Oct 14, 2008 00:33
So, Ted Sider's very good Four Dimensionalism has a nice introduction where he lays out his methodological assumptions and presuppositions. At the most general level, he has this to say :
One approaches metaphysical inquiry with a number of beliefs... One then develops a theory preserving as many of these ordinary beliefs as possible, while remaining consistent with science. There is a familiar give and take : one must be prepared to sacrifice some beliefs one initially held in order to develop a satisfying theoretical account. But a theoretical account should take ordinary belief as a whole seriously, for only ordinary beliefs tie down the inquiry.
Now, I think something like this underwrites most of analytic metaphysics. It seems very much in the same vein as David Lewis' view from Counterfactuals :
One comes to philosophy already endowed with a stock of opinions. It is not the business of philosophy either to undermine or to justify these pre-existing opinions, to any great extent, but only to try to discover ways of expanding them into an orderly system. It succeeds to the extent that (1) it is systematic, and (2) it respects those of our pre-philosophical opinions to which we are firmly attached. In so far as it does both better than any alternative we have thought of, we give it credence.

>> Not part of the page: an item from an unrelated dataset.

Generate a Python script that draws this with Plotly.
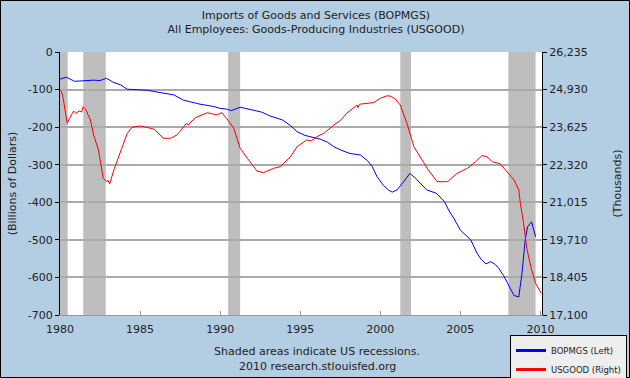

Now, I think something like all this is broadly right. The problem, though, is I'm having a hard time seeing how to justify it. It certainly seems right to say that we should seriously respect both common sense and science (taken in its broadest sense : we can surely include mathematics, logic, and indeed any discipline that we take to have well-grounded, if incomplete, things to say with regards to whatever we are philosophizing about). It also certainly seems right to say that we should aim for comprehensive, simple philosophical theories. So my question to everyone is : is this picture something that is just obvious, and something we should just accept to get our philosophical inquiry off the ground; is it just wrong, and a misguided approach from the start; or are there some independently plausible grounds that would serve to justify this approach to metaphysics, or indeed philosophy generally?